The book was an almost instantaneous hit. Not only has it spawned numerous film adaptations, but opera, theatre, ballet and even water ballet adaptations.
There have been numerous film adaptations of the story, starting as early as 1903. The most famous adaptation is the 1951 Walt Disney animated film which features the voices of Kathryn Beaumont (Alice), Ed Wynn (Mad Hatter), and Sterling Holloway (Cheshire Cat). This version is one of the most cohesive films overall, especially given the source material’s…scattered nature. It also manages to combine both Wonderland and Looking-Glass remarkably well, bringing in Tweedle-Dee and Tweedle-Dum to the proceedings. This film actually contains more songs than any other Disney film to date, however you only really hear a line or two at a time.
A season five episode of “The Muppet Show” with guest star Brooke Shields did their own version, with Brooke and Miss Piggy dueling over the role of Alice, a confused Fozzie Bear thinking they’re doing Peter Pan and showing up as the Tin Man, Statler and Waldorf as Tweedle-Dee and Tweedle-Dum and Gonzo as the Mad Hatter. It’s about what you’d expect of the Muppets.

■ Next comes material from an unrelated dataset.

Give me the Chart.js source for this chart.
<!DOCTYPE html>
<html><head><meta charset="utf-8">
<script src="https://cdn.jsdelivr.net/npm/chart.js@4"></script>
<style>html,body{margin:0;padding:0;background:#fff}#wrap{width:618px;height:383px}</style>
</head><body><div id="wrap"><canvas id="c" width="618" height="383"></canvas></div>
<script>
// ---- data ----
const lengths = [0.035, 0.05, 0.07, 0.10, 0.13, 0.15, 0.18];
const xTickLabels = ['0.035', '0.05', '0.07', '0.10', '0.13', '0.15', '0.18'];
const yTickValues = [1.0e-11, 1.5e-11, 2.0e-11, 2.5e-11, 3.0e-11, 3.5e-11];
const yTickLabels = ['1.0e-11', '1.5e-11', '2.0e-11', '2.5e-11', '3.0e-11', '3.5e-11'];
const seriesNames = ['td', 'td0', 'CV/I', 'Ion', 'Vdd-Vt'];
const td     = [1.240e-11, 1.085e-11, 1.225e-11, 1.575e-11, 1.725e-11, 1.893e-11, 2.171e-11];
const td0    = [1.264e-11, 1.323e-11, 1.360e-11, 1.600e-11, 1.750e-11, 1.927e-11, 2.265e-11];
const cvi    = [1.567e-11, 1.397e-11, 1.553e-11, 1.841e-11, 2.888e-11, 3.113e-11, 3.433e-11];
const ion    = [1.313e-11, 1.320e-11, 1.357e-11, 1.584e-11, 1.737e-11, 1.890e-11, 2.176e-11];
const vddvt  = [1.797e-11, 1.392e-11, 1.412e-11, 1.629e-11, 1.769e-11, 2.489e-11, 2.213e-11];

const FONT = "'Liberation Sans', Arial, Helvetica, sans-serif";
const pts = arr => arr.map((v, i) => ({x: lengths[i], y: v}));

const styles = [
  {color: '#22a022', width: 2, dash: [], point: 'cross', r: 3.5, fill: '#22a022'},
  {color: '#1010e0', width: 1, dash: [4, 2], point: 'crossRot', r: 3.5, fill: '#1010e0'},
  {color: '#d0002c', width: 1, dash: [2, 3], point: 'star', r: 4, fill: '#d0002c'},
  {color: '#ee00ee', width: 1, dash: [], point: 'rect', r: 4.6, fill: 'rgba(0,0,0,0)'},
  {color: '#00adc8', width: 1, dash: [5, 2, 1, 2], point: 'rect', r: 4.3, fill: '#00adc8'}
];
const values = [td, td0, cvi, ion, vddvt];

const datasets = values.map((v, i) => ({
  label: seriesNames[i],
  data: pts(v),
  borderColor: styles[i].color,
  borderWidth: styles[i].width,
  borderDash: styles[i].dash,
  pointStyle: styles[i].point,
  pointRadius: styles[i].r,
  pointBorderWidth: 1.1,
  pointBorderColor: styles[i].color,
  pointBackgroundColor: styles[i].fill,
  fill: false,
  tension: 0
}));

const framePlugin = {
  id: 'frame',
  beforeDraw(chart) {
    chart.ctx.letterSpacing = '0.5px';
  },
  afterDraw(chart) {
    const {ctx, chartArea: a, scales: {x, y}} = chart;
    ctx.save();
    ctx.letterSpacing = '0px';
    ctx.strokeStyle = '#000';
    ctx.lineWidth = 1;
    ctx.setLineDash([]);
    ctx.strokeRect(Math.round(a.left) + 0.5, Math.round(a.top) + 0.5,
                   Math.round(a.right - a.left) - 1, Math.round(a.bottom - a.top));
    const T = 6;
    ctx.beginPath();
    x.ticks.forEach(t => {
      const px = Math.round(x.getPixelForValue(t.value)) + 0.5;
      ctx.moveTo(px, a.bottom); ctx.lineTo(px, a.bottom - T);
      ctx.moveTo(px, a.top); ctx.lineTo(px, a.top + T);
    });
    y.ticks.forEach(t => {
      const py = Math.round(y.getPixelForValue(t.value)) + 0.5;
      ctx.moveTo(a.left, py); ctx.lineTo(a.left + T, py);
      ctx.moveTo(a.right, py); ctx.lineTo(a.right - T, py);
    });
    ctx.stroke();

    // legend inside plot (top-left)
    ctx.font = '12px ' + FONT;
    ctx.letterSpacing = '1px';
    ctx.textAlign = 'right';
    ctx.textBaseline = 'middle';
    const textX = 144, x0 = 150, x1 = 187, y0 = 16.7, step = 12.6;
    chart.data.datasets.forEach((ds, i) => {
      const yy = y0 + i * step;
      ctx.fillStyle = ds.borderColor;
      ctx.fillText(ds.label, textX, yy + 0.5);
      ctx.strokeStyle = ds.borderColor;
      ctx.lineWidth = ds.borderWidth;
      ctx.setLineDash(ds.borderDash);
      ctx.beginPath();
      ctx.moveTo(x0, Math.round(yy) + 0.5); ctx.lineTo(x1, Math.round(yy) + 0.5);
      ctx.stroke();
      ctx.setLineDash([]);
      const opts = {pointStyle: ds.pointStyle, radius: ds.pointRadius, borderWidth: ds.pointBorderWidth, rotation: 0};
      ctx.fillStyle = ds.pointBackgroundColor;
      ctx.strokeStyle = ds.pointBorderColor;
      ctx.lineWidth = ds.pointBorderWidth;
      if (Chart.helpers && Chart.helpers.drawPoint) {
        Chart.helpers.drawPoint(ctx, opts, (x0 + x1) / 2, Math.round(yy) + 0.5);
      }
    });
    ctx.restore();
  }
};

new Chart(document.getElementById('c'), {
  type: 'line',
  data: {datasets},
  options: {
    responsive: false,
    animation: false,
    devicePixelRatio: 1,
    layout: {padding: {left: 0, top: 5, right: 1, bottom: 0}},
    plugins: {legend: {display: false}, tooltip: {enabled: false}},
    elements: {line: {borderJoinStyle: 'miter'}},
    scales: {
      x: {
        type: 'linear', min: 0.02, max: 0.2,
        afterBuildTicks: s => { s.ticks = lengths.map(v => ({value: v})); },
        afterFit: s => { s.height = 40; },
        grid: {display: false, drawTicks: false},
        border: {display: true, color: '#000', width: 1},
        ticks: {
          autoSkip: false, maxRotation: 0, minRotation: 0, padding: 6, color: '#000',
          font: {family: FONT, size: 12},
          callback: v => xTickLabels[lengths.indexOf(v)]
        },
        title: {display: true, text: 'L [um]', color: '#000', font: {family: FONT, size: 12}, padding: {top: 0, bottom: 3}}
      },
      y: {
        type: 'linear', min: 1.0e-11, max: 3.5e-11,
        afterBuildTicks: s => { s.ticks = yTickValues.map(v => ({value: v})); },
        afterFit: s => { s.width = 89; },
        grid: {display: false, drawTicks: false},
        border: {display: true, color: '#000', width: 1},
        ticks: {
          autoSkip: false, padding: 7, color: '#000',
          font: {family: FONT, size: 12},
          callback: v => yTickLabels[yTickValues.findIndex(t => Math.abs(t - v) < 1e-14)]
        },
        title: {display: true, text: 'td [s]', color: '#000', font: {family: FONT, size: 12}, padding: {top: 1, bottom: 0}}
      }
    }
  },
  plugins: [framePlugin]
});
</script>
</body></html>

My personal favorite version is the 1985 CBS Mini-series. Broadcast over two nights, it fairly faithfully adapts the two books into 4 hours. It was an Irwin Allen production, so the thing is cram packed full of random celebrities, like Sammy Davis, Jr. (Caterpillar), Red Buttons (White Rabbit), Martha Raye (The Duchess), Imogene Coca (The Cook), Telly Savalas (Cheshire Cat), Anthony Newley (Mad Hatter), Ringo Starr (Mock Turtle), Jayne Meadows (Queen of Hearts), Steve and Eydie (Tweedle-Dee and Tweedle-Dum), and Carol Channing (White Queen). It featured a handful of songs and is a lot of fun to watch just to see how many people they cast in it. Most recently, (well, if 1999 is recent) NBC did a new adaptation with Whoopi Goldberg (Cheshire Cat), Martin Short (Mad Hatter) and Tina Majornio (Alice) but it pales in comparison.

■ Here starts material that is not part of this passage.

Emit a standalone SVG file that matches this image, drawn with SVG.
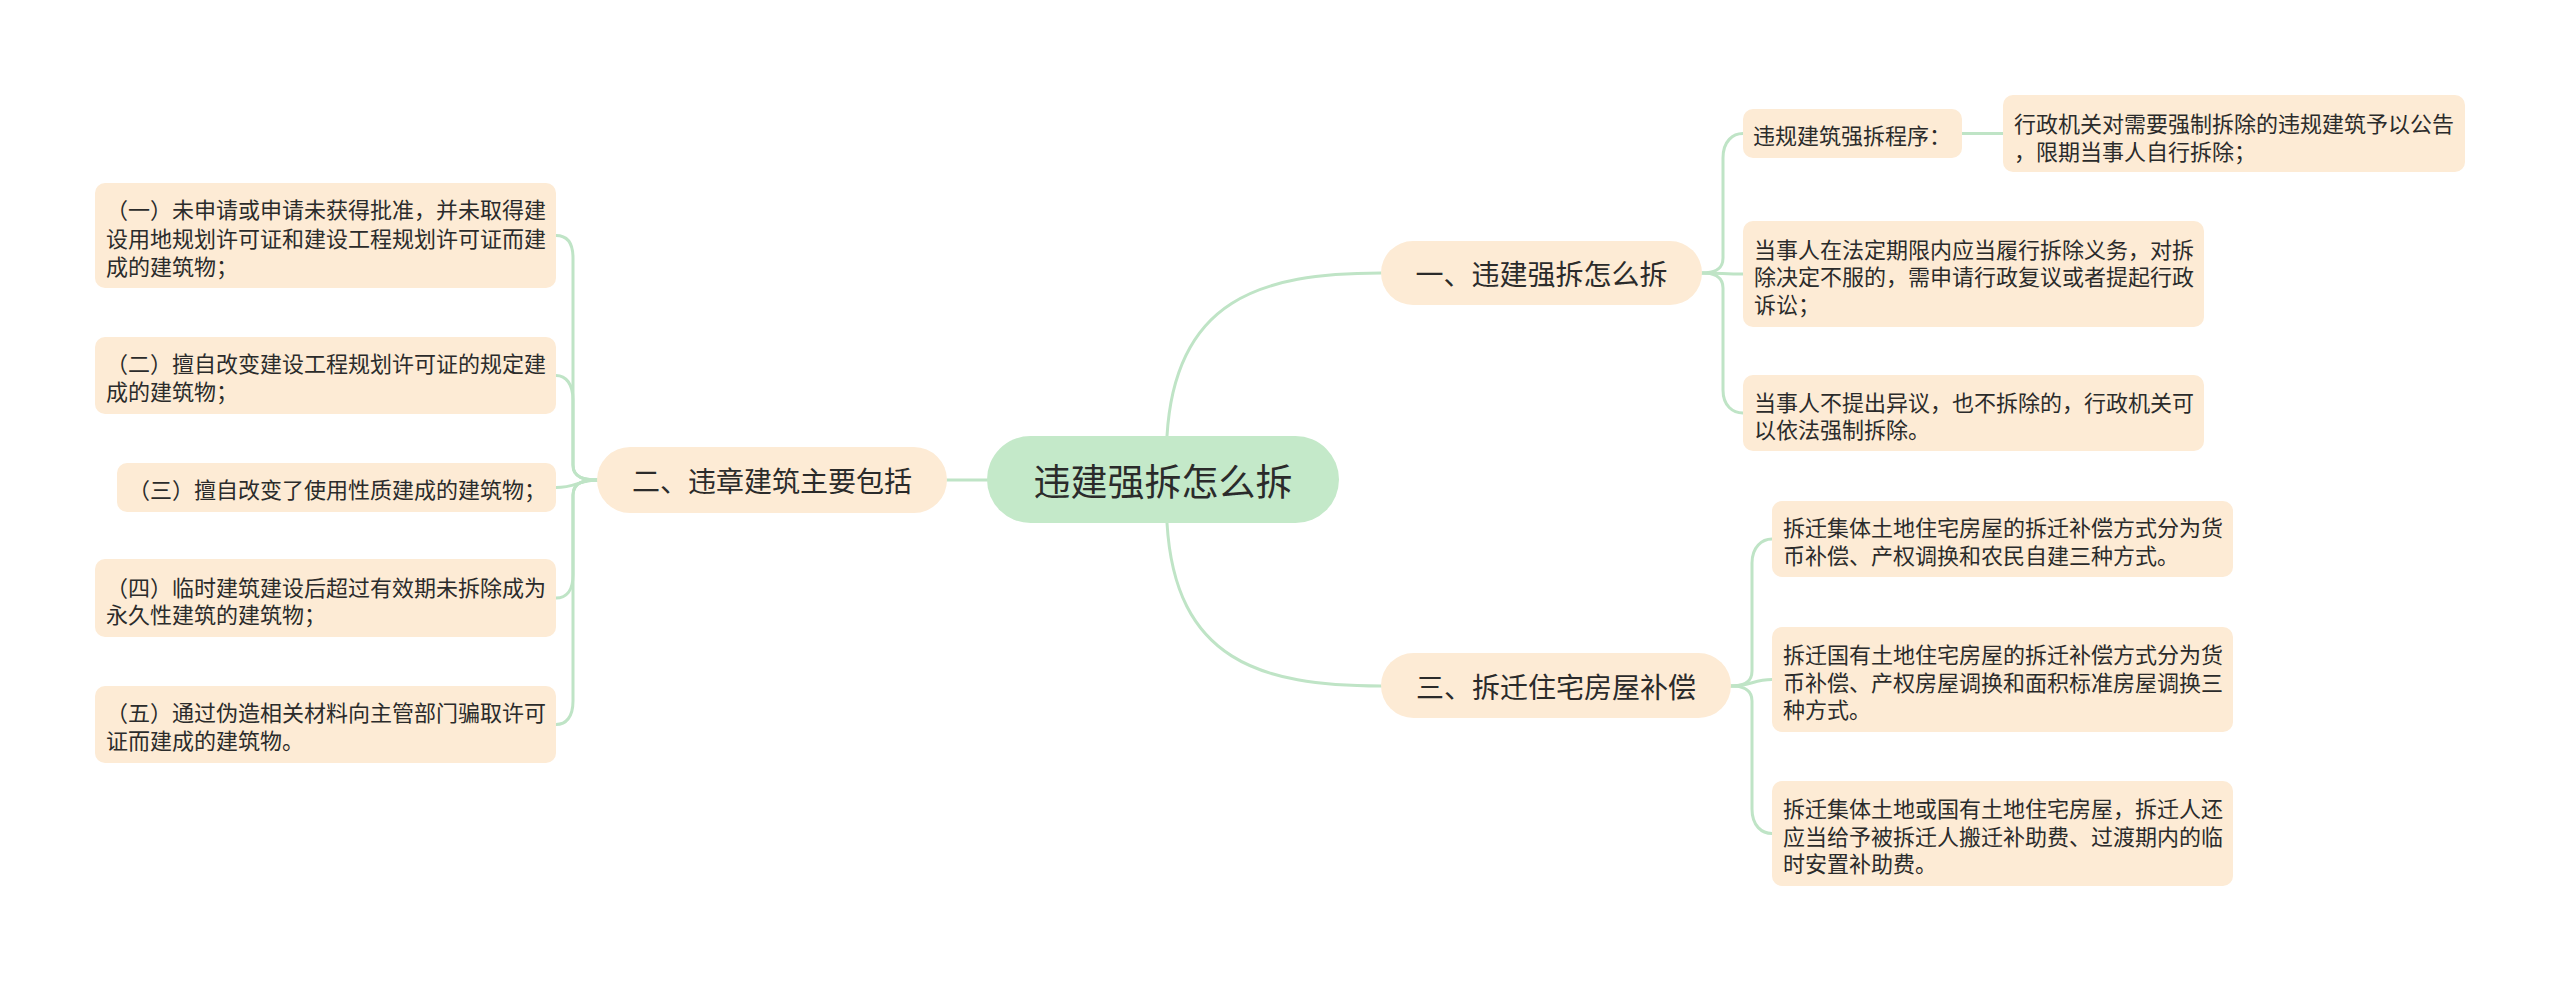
<svg xmlns="http://www.w3.org/2000/svg" width="2560" height="981" viewBox="0 0 2560 981">
<style>
.bg{fill:#ffffff}
.conn path{fill:none;stroke:#bfe4c6;stroke-width:3;stroke-linecap:round}
.leaf rect{fill:#fdebd5}
.main rect{fill:#fdebd5}
.root rect{fill:#c4e9c9}
text{font-family:"Noto Sans CJK SC","Noto Sans",sans-serif;fill:#2b2b2b;dominant-baseline:central}
.t22{font-size:22px}
.t28{font-size:28px;text-anchor:middle}
.t37{font-size:37px;text-anchor:middle}
</style>
<rect class="bg" x="0" y="0" width="2560" height="981"/>
<g id="connectors" class="conn">
<path d="M1167,436 C1175,300 1260,273 1381,273"/>
<path d="M1167,523 C1175,660 1260,686 1381,686"/>
<path d="M987,480 L947,480"/>
<path d="M597,480 C585,480 573,478 573,465 L573,258 C573,242 566,235.5 556,235.5"/>
<path d="M597,480 C585,480 573,478 573,465 L573,400 C573,384 566,375.5 556,375.5"/>
<path d="M597,480 C580,480 575,487.5 556,487.5"/>
<path d="M597,480 C585,480 573,482 573,495 L573,575 C573,591 566,598 556,598"/>
<path d="M597,480 C585,480 573,482 573,495 L573,701 C573,717 566,724.5 556,724.5"/>
<path d="M1702,273 C1712,273 1723,271 1723,258 L1723,158 C1723,141 1733,133.5 1743,133.5"/>
<path d="M1702,273 C1720,273 1725,274 1743,274"/>
<path d="M1702,273 C1712,273 1723,275 1723,288 L1723,390 C1723,406 1733,413 1743,413"/>
<path d="M1962,133.5 L2003,133.5"/>
<path d="M1731,686 C1741,686 1752,684 1752,671 L1752,563 C1752,547 1762,539 1772,539"/>
<path d="M1731,686 C1750,686 1754,679.5 1772,679.5"/>
<path d="M1731,686 C1741,686 1752,688 1752,701 L1752,809 C1752,826 1762,833.5 1772,833.5"/>
</g>
<g id="root" class="root">
<rect x="987" y="436" width="352" height="87" rx="43.5"/>
<text class="t37" x="1163" y="480">违建强拆怎么拆</text>
</g>
<g id="n2" class="main">
<rect x="597" y="447" width="350" height="66" rx="33"/>
<text class="t28" x="772" y="480">二、违章建筑主要包括</text>
</g>
<g id="n1" class="main">
<rect x="1381" y="241" width="321" height="64" rx="32"/>
<text class="t28" x="1541.5" y="273">一、违建强拆怎么拆</text>
</g>
<g id="n3" class="main">
<rect x="1381" y="653" width="350" height="65" rx="32.5"/>
<text class="t28" x="1556" y="686">三、拆迁住宅房屋补偿</text>
</g>
<g id="l2a" class="leaf">
<rect x="95" y="183" width="461" height="105" rx="10"/>
<text class="t22" x="106" y="208">（一）未申请或申请未获得批准，并未取得建</text>
<text class="t22" x="106" y="236.5">设用地规划许可证和建设工程规划许可证而建</text>
<text class="t22" x="106" y="265">成的建筑物；</text>
</g>
<g id="l2b" class="leaf">
<rect x="95" y="337" width="461" height="77" rx="10"/>
<text class="t22" x="106" y="362">（二）擅自改变建设工程规划许可证的规定建</text>
<text class="t22" x="106" y="390">成的建筑物；</text>
</g>
<g id="l2c" class="leaf">
<rect x="117" y="463" width="439" height="49" rx="10"/>
<text class="t22" x="128" y="488">（三）擅自改变了使用性质建成的建筑物；</text>
</g>
<g id="l2d" class="leaf">
<rect x="95" y="559" width="461" height="78" rx="10"/>
<text class="t22" x="106" y="585.5">（四）临时建筑建设后超过有效期未拆除成为</text>
<text class="t22" x="106" y="613">永久性建筑的建筑物；</text>
</g>
<g id="l2e" class="leaf">
<rect x="95" y="686" width="461" height="77" rx="10"/>
<text class="t22" x="106" y="711">（五）通过伪造相关材料向主管部门骗取许可</text>
<text class="t22" x="106" y="738.5">证而建成的建筑物。</text>
</g>
<g id="l1a" class="leaf">
<rect x="1743" y="109" width="219" height="49" rx="10"/>
<text class="t22" x="1753" y="133.5">违规建筑强拆程序：</text>
</g>
<g id="l1a1" class="leaf">
<rect x="2003" y="95" width="462" height="77" rx="10"/>
<text class="t22" x="2014" y="122">行政机关对需要强制拆除的违规建筑予以公告</text>
<text class="t22" x="2014" y="150">，限期当事人自行拆除；</text>
</g>
<g id="l1b" class="leaf">
<rect x="1743" y="221" width="461" height="106" rx="10"/>
<text class="t22" x="1754" y="247.5">当事人在法定期限内应当履行拆除义务，对拆</text>
<text class="t22" x="1754" y="275">除决定不服的，需申请行政复议或者提起行政</text>
<text class="t22" x="1754" y="302.5">诉讼；</text>
</g>
<g id="l1c" class="leaf">
<rect x="1743" y="375" width="461" height="76" rx="10"/>
<text class="t22" x="1754" y="400.5">当事人不提出异议，也不拆除的，行政机关可</text>
<text class="t22" x="1754" y="427.5">以依法强制拆除。</text>
</g>
<g id="l3a" class="leaf">
<rect x="1772" y="501" width="461" height="76" rx="10"/>
<text class="t22" x="1783" y="526">拆迁集体土地住宅房屋的拆迁补偿方式分为货</text>
<text class="t22" x="1783" y="553.5">币补偿、产权调换和农民自建三种方式。</text>
</g>
<g id="l3b" class="leaf">
<rect x="1772" y="627" width="461" height="105" rx="10"/>
<text class="t22" x="1783" y="653">拆迁国有土地住宅房屋的拆迁补偿方式分为货</text>
<text class="t22" x="1783" y="680.5">币补偿、产权房屋调换和面积标准房屋调换三</text>
<text class="t22" x="1783" y="708">种方式。</text>
</g>
<g id="l3c" class="leaf">
<rect x="1772" y="781" width="461" height="105" rx="10"/>
<text class="t22" x="1783" y="807">拆迁集体土地或国有土地住宅房屋，拆迁人还</text>
<text class="t22" x="1783" y="834.5">应当给予被拆迁人搬迁补助费、过渡期内的临</text>
<text class="t22" x="1783" y="862">时安置补助费。</text>
</g>
</svg>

Among the notable TV ventures for the series, was the 1992-1995 live-action show Adventures in Wonderland. Produced by Walt Disney Television and filmed at the Disney-MGM Studios theme park, the series centered on a pre-teen Alice who could travel to Wonderland through her mirror whenever she pleased. Typical episodes featured some sort of home/school problem that Alice would work through with her friends in Wonderland. This was my other main Alice influence, as was the case for a lot of us who grew up in the early 1990s. The show ran, initially, on The Disney Channel (back when it was a cable bonus like HBO or Showtime) but by 1994 or so was on network TV as part of Disney’s afternoon block.
Lastly, the Jim Henson gang wasn’t quite done with the story and in 2008, a Sesame Street version called “Abby in Wonderland” featuring Elmo as the Red Rabbit, Grover as The Mad Hatter and Bert and Ernie in a quick insert joke as Tweedle-Dee and Tweedle-Dum was created. It’s an hour long episode that manages to condense everything pretty succinctly for the pre-K set. I believe it was intended as the first in a series of videos centering around Abby in classic children’s stories, but sales weren’t the greatest and the rest of the series never materialized.
Other Cross-Stitching Charts
To my knowledge, not including things by Heaven and Earth or Mystic Stitch, etc., these are the following Wonderland related charts that are still available:
Wanderland, the Game by Prairie Moon (Very difficult to find as these are OOP)
Alice in Wonderland by Brooke’s Books Publishing
I wish I had something fancy to put here, something that would sum up this post neatly and concisely, but to be 100% honest, I don’t. What can I say? I have always really enjoyed this story. Growing up, it was third to Wizard of Oz and The Chronicles of Narnia. I used to love coming home and watching Disney’s Adventures in Wonderland or seeing the different versions in bookstores…and now, as an adult, finding all the fun cross-stitch charts there are for the books. I guess in short, I am super excited to start this project and pretty pleased that one of my favorites is the first block up.